> Given material:
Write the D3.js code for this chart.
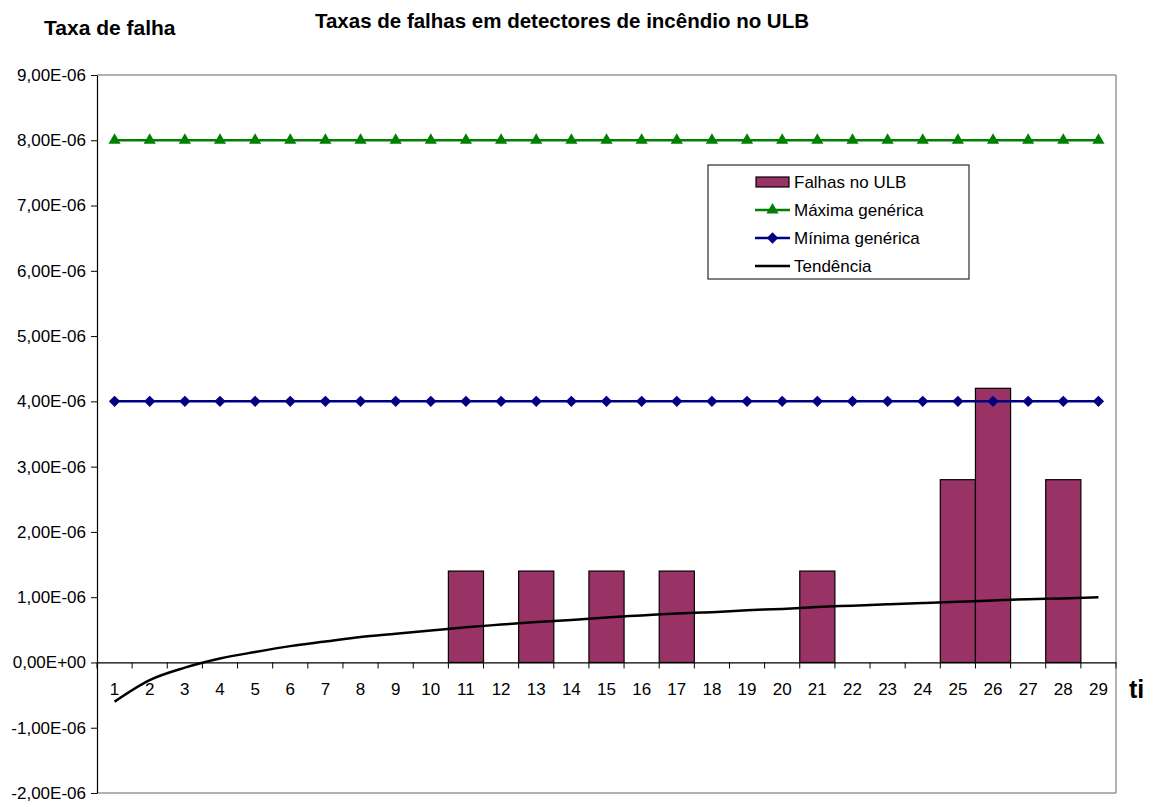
<!DOCTYPE html>
<html><head><meta charset="utf-8">
<script src="https://cdn.jsdelivr.net/npm/d3@7"></script>
<style>body{margin:0;background:#fff;font-family:"Liberation Sans",Arial,sans-serif;}</style>
</head><body><svg id="c" width="1155" height="807"></svg>
<script>
const categories = ["1","2","3","4","5","6","7","8","9","10","11","12","13","14","15","16","17","18","19","20","21","22","23","24","25","26","27","28","29"];
const falhas = [0,0,0,0,0,0,0,0,0,0,1.4e-6,0,1.4e-6,0,1.4e-6,0,1.4e-6,0,0,0,1.4e-6,0,0,0,2.8e-6,4.2e-6,0,2.8e-6,0];
const maxima = [8e-6,8e-6,8e-6,8e-6,8e-6,8e-6,8e-6,8e-6,8e-6,8e-6,8e-6,8e-6,8e-6,8e-6,8e-6,8e-6,8e-6,8e-6,8e-6,8e-6,8e-6,8e-6,8e-6,8e-6,8e-6,8e-6,8e-6,8e-6,8e-6];
const minima = [4e-6,4e-6,4e-6,4e-6,4e-6,4e-6,4e-6,4e-6,4e-6,4e-6,4e-6,4e-6,4e-6,4e-6,4e-6,4e-6,4e-6,4e-6,4e-6,4e-6,4e-6,4e-6,4e-6,4e-6,4e-6,4e-6,4e-6,4e-6,4e-6];
const tendencia = [-0.60e-6,-0.27e-6,-0.08e-6,0.06e-6,0.16e-6,0.25e-6,0.32e-6,0.39e-6,0.44e-6,0.49e-6,0.54e-6,0.58e-6,0.62e-6,0.65e-6,0.69e-6,0.72e-6,0.75e-6,0.77e-6,0.80e-6,0.82e-6,0.85e-6,0.87e-6,0.89e-6,0.91e-6,0.93e-6,0.95e-6,0.97e-6,0.98e-6,1.00e-6];
const yTickValues = [-2e-6,-1e-6,0,1e-6,2e-6,3e-6,4e-6,5e-6,6e-6,7e-6,8e-6,9e-6];
const yTickLabels = ["-2,00E-06","-1,00E-06","0,00E+00","1,00E-06","2,00E-06","3,00E-06","4,00E-06","5,00E-06","6,00E-06","7,00E-06","8,00E-06","9,00E-06"];
const seriesNames = ["Falhas no ULB","Máxima genérica","Mínima genérica","Tendência"];

const FONT = "Liberation Sans, Arial, sans-serif";
const svg = d3.select("#c");
const L=97, R=1116, T=75, B=793;
const x = d3.scaleBand().domain(categories).range([L,R]).padding(0);
const y = d3.scaleLinear().domain([-2e-6,9e-6]).range([B,T]);
const cx = d => x(d)+x.bandwidth()/2;

// plot border
svg.append("line").attr("x1",L).attr("x2",R).attr("y1",T).attr("y2",T).attr("stroke","#999").attr("stroke-width",1.5);
svg.append("line").attr("x1",R).attr("x2",R).attr("y1",T).attr("y2",B).attr("stroke","#999").attr("stroke-width",1.5);
svg.append("line").attr("x1",L).attr("x2",R).attr("y1",B).attr("y2",B).attr("stroke","#999").attr("stroke-width",1.5);

// y axis
const yAxis = d3.axisLeft(y).tickValues(yTickValues).tickSize(6).tickSizeOuter(0)
  .tickFormat((d,i)=>yTickLabels[i]);
const gy = svg.append("g").attr("transform",`translate(${L},0)`).call(yAxis);
gy.select(".domain").attr("stroke","#000").attr("stroke-width",1.2);
gy.selectAll(".tick line").attr("stroke","#000");
gy.selectAll(".tick text").attr("font-family",FONT).attr("font-size",17).attr("fill","#000").attr("x",-11);

// bars
svg.append("g").selectAll("rect").data(categories).join("rect")
  .filter((d,i)=>falhas[i]>0)
  .attr("x",d=>x(d)).attr("width",x.bandwidth())
  .attr("y",d=>y(falhas[categories.indexOf(d)]))
  .attr("height",d=>y(0)-y(falhas[categories.indexOf(d)]))
  .attr("fill","#993366").attr("stroke","#000").attr("stroke-width",1.2);

// x axis at zero
const xAxis = d3.axisBottom(x).tickSize(0).tickSizeOuter(0);
const gx = svg.append("g").attr("transform",`translate(0,${y(0)})`).call(xAxis);
gx.select(".domain").attr("stroke","#000").attr("stroke-width",1.2);
gx.selectAll(".tick text").attr("font-family",FONT).attr("font-size",17).attr("fill","#000").attr("dy",0).attr("y",33);
// boundary ticks
gx.append("g").selectAll("line").data(categories.concat(["_end"])).join("line")
  .attr("x1",(d,i)=> i<categories.length ? x(d) : R)
  .attr("x2",(d,i)=> i<categories.length ? x(d) : R)
  .attr("y1",0).attr("y2",6).attr("stroke","#000");

// lines
const line = d3.line().x((d,i)=>cx(categories[i])).y(d=>y(d));
svg.append("path").datum(maxima).attr("d",line).attr("fill","none").attr("stroke","#008000").attr("stroke-width",2.5);
svg.append("path").datum(minima).attr("d",line).attr("fill","none").attr("stroke","#000080").attr("stroke-width",2.5);
svg.append("g").selectAll("path").data(maxima).join("path")
  .attr("transform",(d,i)=>`translate(${cx(categories[i])},${y(d)})`)
  .attr("d",d3.symbol(d3.symbolTriangle,64)).attr("fill","#008000");
svg.append("g").selectAll("path").data(minima).join("path")
  .attr("transform",(d,i)=>`translate(${cx(categories[i])},${y(d)}) rotate(45)`)
  .attr("d","M-4,-4h8v8h-8z").attr("fill","#000080");

// trend
svg.append("path").datum(tendencia).attr("d",line.curve(d3.curveMonotoneX)).attr("fill","none").attr("stroke","#000").attr("stroke-width",2.5);

// titles
svg.append("text").attr("x",562).attr("y",28).attr("text-anchor","middle").attr("font-family",FONT).attr("font-weight","bold").attr("font-size",20.5).text("Taxas de falhas em detectores de incêndio no ULB");
svg.append("text").attr("x",44).attr("y",35).attr("font-family",FONT).attr("font-weight","bold").attr("font-size",21).text("Taxa de falha");
svg.append("text").attr("x",1129).attr("y",698).attr("font-family",FONT).attr("font-weight","bold").attr("font-size",25).text("ti");

// legend
const lg = svg.append("g");
lg.append("rect").attr("x",708).attr("y",165).attr("width",261).attr("height",114).attr("fill","#fff").attr("stroke","#000").attr("stroke-width",1);
const rows=[182,210,238,266];
seriesNames.forEach((n,i)=>{
  const yy=rows[i];
  if(i===0){
    lg.append("rect").attr("x",756).attr("y",yy-5).attr("width",33).attr("height",10).attr("fill","#993366").attr("stroke","#000").attr("stroke-width",1.2);
  } else {
    const col = i===1?"#008000":i===2?"#000080":"#000";
    lg.append("line").attr("x1",755).attr("x2",790).attr("y1",yy).attr("y2",yy).attr("stroke",col).attr("stroke-width",2.5);
    if(i===1) lg.append("path").attr("transform",`translate(772.5,${yy})`).attr("d",d3.symbol(d3.symbolTriangle,64)).attr("fill",col);
    if(i===2) lg.append("path").attr("transform",`translate(772.5,${yy}) rotate(45)`).attr("d","M-4,-4h8v8h-8z").attr("fill",col);
  }
  lg.append("text").attr("x",794).attr("y",yy+6).attr("font-family",FONT).attr("font-size",17).text(n);
});
</script></body></html>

> To do: Write out the listing word for word, omitting the pictures it holds.

> In response:
Write the D3.js code for this chart.
<!DOCTYPE html>
<html><head><meta charset="utf-8">
<script src="https://cdn.jsdelivr.net/npm/d3@7"></script>
<style>body{margin:0;background:#fff;font-family:"Liberation Sans",Arial,sans-serif;}</style>
</head><body><svg id="c" width="1155" height="807"></svg>
<script>
const categories = ["1","2","3","4","5","6","7","8","9","10","11","12","13","14","15","16","17","18","19","20","21","22","23","24","25","26","27","28","29"];
const falhas = [0,0,0,0,0,0,0,0,0,0,1.4e-6,0,1.4e-6,0,1.4e-6,0,1.4e-6,0,0,0,1.4e-6,0,0,0,2.8e-6,4.2e-6,0,2.8e-6,0];
const maxima = [8e-6,8e-6,8e-6,8e-6,8e-6,8e-6,8e-6,8e-6,8e-6,8e-6,8e-6,8e-6,8e-6,8e-6,8e-6,8e-6,8e-6,8e-6,8e-6,8e-6,8e-6,8e-6,8e-6,8e-6,8e-6,8e-6,8e-6,8e-6,8e-6];
const minima = [4e-6,4e-6,4e-6,4e-6,4e-6,4e-6,4e-6,4e-6,4e-6,4e-6,4e-6,4e-6,4e-6,4e-6,4e-6,4e-6,4e-6,4e-6,4e-6,4e-6,4e-6,4e-6,4e-6,4e-6,4e-6,4e-6,4e-6,4e-6,4e-6];
const tendencia = [-0.60e-6,-0.27e-6,-0.08e-6,0.06e-6,0.16e-6,0.25e-6,0.32e-6,0.39e-6,0.44e-6,0.49e-6,0.54e-6,0.58e-6,0.62e-6,0.65e-6,0.69e-6,0.72e-6,0.75e-6,0.77e-6,0.80e-6,0.82e-6,0.85e-6,0.87e-6,0.89e-6,0.91e-6,0.93e-6,0.95e-6,0.97e-6,0.98e-6,1.00e-6];
const yTickValues = [-2e-6,-1e-6,0,1e-6,2e-6,3e-6,4e-6,5e-6,6e-6,7e-6,8e-6,9e-6];
const yTickLabels = ["-2,00E-06","-1,00E-06","0,00E+00","1,00E-06","2,00E-06","3,00E-06","4,00E-06","5,00E-06","6,00E-06","7,00E-06","8,00E-06","9,00E-06"];
const seriesNames = ["Falhas no ULB","Máxima genérica","Mínima genérica","Tendência"];

const FONT = "Liberation Sans, Arial, sans-serif";
const svg = d3.select("#c");
const L=97, R=1116, T=75, B=793;
const x = d3.scaleBand().domain(categories).range([L,R]).padding(0);
const y = d3.scaleLinear().domain([-2e-6,9e-6]).range([B,T]);
const cx = d => x(d)+x.bandwidth()/2;

// plot border
svg.append("line").attr("x1",L).attr("x2",R).attr("y1",T).attr("y2",T).attr("stroke","#999").attr("stroke-width",1.5);
svg.append("line").attr("x1",R).attr("x2",R).attr("y1",T).attr("y2",B).attr("stroke","#999").attr("stroke-width",1.5);
svg.append("line").attr("x1",L).attr("x2",R).attr("y1",B).attr("y2",B).attr("stroke","#999").attr("stroke-width",1.5);

// y axis
const yAxis = d3.axisLeft(y).tickValues(yTickValues).tickSize(6).tickSizeOuter(0)
  .tickFormat((d,i)=>yTickLabels[i]);
const gy = svg.append("g").attr("transform",`translate(${L},0)`).call(yAxis);
gy.select(".domain").attr("stroke","#000").attr("stroke-width",1.2);
gy.selectAll(".tick line").attr("stroke","#000");
gy.selectAll(".tick text").attr("font-family",FONT).attr("font-size",17).attr("fill","#000").attr("x",-11);

// bars
svg.append("g").selectAll("rect").data(categories).join("rect")
  .filter((d,i)=>falhas[i]>0)
  .attr("x",d=>x(d)).attr("width",x.bandwidth())
  .attr("y",d=>y(falhas[categories.indexOf(d)]))
  .attr("height",d=>y(0)-y(falhas[categories.indexOf(d)]))
  .attr("fill","#993366").attr("stroke","#000").attr("stroke-width",1.2);

// x axis at zero
const xAxis = d3.axisBottom(x).tickSize(0).tickSizeOuter(0);
const gx = svg.append("g").attr("transform",`translate(0,${y(0)})`).call(xAxis);
gx.select(".domain").attr("stroke","#000").attr("stroke-width",1.2);
gx.selectAll(".tick text").attr("font-family",FONT).attr("font-size",17).attr("fill","#000").attr("dy",0).attr("y",33);
// boundary ticks
gx.append("g").selectAll("line").data(categories.concat(["_end"])).join("line")
  .attr("x1",(d,i)=> i<categories.length ? x(d) : R)
  .attr("x2",(d,i)=> i<categories.length ? x(d) : R)
  .attr("y1",0).attr("y2",6).attr("stroke","#000");

// lines
const line = d3.line().x((d,i)=>cx(categories[i])).y(d=>y(d));
svg.append("path").datum(maxima).attr("d",line).attr("fill","none").attr("stroke","#008000").attr("stroke-width",2.5);
svg.append("path").datum(minima).attr("d",line).attr("fill","none").attr("stroke","#000080").attr("stroke-width",2.5);
svg.append("g").selectAll("path").data(maxima).join("path")
  .attr("transform",(d,i)=>`translate(${cx(categories[i])},${y(d)})`)
  .attr("d",d3.symbol(d3.symbolTriangle,64)).attr("fill","#008000");
svg.append("g").selectAll("path").data(minima).join("path")
  .attr("transform",(d,i)=>`translate(${cx(categories[i])},${y(d)}) rotate(45)`)
  .attr("d","M-4,-4h8v8h-8z").attr("fill","#000080");

// trend
svg.append("path").datum(tendencia).attr("d",line.curve(d3.curveMonotoneX)).attr("fill","none").attr("stroke","#000").attr("stroke-width",2.5);

// titles
svg.append("text").attr("x",562).attr("y",28).attr("text-anchor","middle").attr("font-family",FONT).attr("font-weight","bold").attr("font-size",20.5).text("Taxas de falhas em detectores de incêndio no ULB");
svg.append("text").attr("x",44).attr("y",35).attr("font-family",FONT).attr("font-weight","bold").attr("font-size",21).text("Taxa de falha");
svg.append("text").attr("x",1129).attr("y",698).attr("font-family",FONT).attr("font-weight","bold").attr("font-size",25).text("ti");

// legend
const lg = svg.append("g");
lg.append("rect").attr("x",708).attr("y",165).attr("width",261).attr("height",114).attr("fill","#fff").attr("stroke","#000").attr("stroke-width",1);
const rows=[182,210,238,266];
seriesNames.forEach((n,i)=>{
  const yy=rows[i];
  if(i===0){
    lg.append("rect").attr("x",756).attr("y",yy-5).attr("width",33).attr("height",10).attr("fill","#993366").attr("stroke","#000").attr("stroke-width",1.2);
  } else {
    const col = i===1?"#008000":i===2?"#000080":"#000";
    lg.append("line").attr("x1",755).attr("x2",790).attr("y1",yy).attr("y2",yy).attr("stroke",col).attr("stroke-width",2.5);
    if(i===1) lg.append("path").attr("transform",`translate(772.5,${yy})`).attr("d",d3.symbol(d3.symbolTriangle,64)).attr("fill",col);
    if(i===2) lg.append("path").attr("transform",`translate(772.5,${yy}) rotate(45)`).attr("d","M-4,-4h8v8h-8z").attr("fill",col);
  }
  lg.append("text").attr("x",794).attr("y",yy+6).attr("font-family",FONT).attr("font-size",17).text(n);
});
</script></body></html>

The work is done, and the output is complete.